By using gcc’s “-E” flag we can directly do the pre-processing operation.

[bash]$ gcc -E HelloWorld.c -o HelloWorldOutput
Preprocessed File (here, the output of HelloWorldOutput)

Note from the above output of the preprocessed file that since our program has requested the stdio.h header be included into our source which in turn, requested a whole bunch of other header files.

Compilation

The next step is to take the Preprocessed file as input, compile it and produce an intermediate compiled output. The output file for this stage produces Assembly code which is machine dependent.

By using “-S” flag with gcc we can convert the preprocessed C source code into assembly language without creating an object file:

[bash]$ gcc -S HelloWorld.i -o HelloWorld.s
Compiled File

Though I am not much into assembly level programming but a quick look concludes that this assembly level output is in some form of instructions which the assembler can understand and convert it into machine level language.

Assembly

As we all know ,machines can understand only binary language, so now we require an ASSEMBLER that converts assembly code in “HelloWorld.c” file into binary code.

ASSEMBLER was one of the first software tools developed after the invention of the digital computer.

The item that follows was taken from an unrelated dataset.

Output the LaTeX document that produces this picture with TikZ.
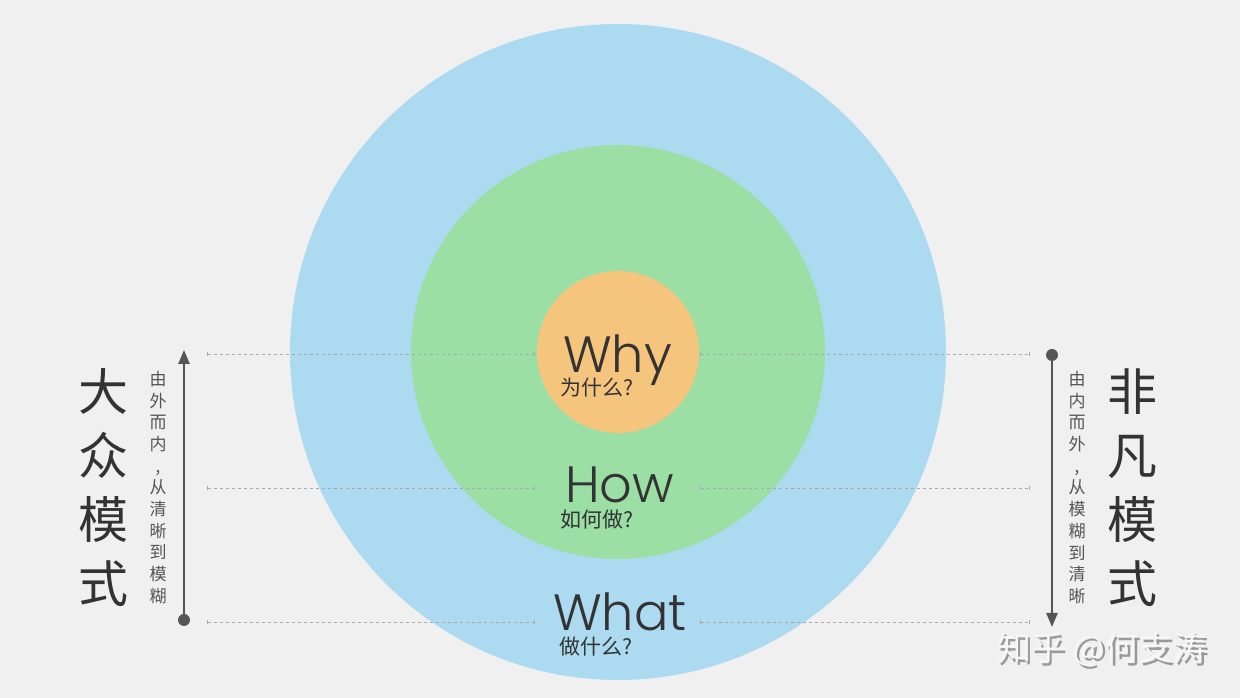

If there are any calls to external functions in the assembly code, the Assembler leaves the addresses of the external functions undefined, to be filled in later by the Linker.

The Assembler can be invoked as shown below. By using “-c” flag in gcc we can convert the assembly code into machine level code:

[bash]$ gcc -c HelloWorld.c -o HelloWorld.o
HelloWorld.o

The only thing we can explain by looking at the HelloWorld.o file is about the string ELF in the first line. ELF stands for executable and linkable format.

An object file and an executable file come in several formats such as ELF (Executable and Linking Format) and COFF (Common Object-File Format). For example, ELF is used on Linux systems, while COFF is used on Windows systems.

This is a relatively new format for machine level object files and executable that are produced by gcc. Prior to this, a format known as a.out was used. ELF is said to be more sophisticated format than a.out (We might dig deeper into the ELF format in some other future article).

If you compile your code without specifying the name of the output file, the output file produced has name ‘a.out’ but the format now have changed to ELF. It is just that the default executable file name remains the same.

Linking

This is the final phase in which all the linking of function calls with their definitions are done. Linker knows where all these functions are implemented (Assembler has left the address of all the external functions to be called). Till this stage GCC doesn't know about the function like printf() .The Assembler would have left the address of the functions to be called and Linker does the final process of filling in these addresses with the actual definitions. The linker also does a few additional tasks for us. It combines our program with some standard routines that are needed to make our program run. So the final executable size is way more than the input file!

The entire linking process is handled by gcc and invoked as follows:

[bash]$ gcc -o Output HelloWorld.c

The above command runs the file “HelloWorld.c” and produces the final executable file “Output”.

listing all the files using ls -l

As you can see , ‘Output’ file is by default an executable file with permissions -rwxrwxr-x ,this just means that it has executable permission for all the users(owner,group and others). If you run this executable file by simply typing ‘./Output’ you get the final output of our Program !

Output of the executable file

So now we know how a C program gets converted to an executable . We will dive a little deeper into C programming in the coming articles. Till then, Happy Learning! :)

--

--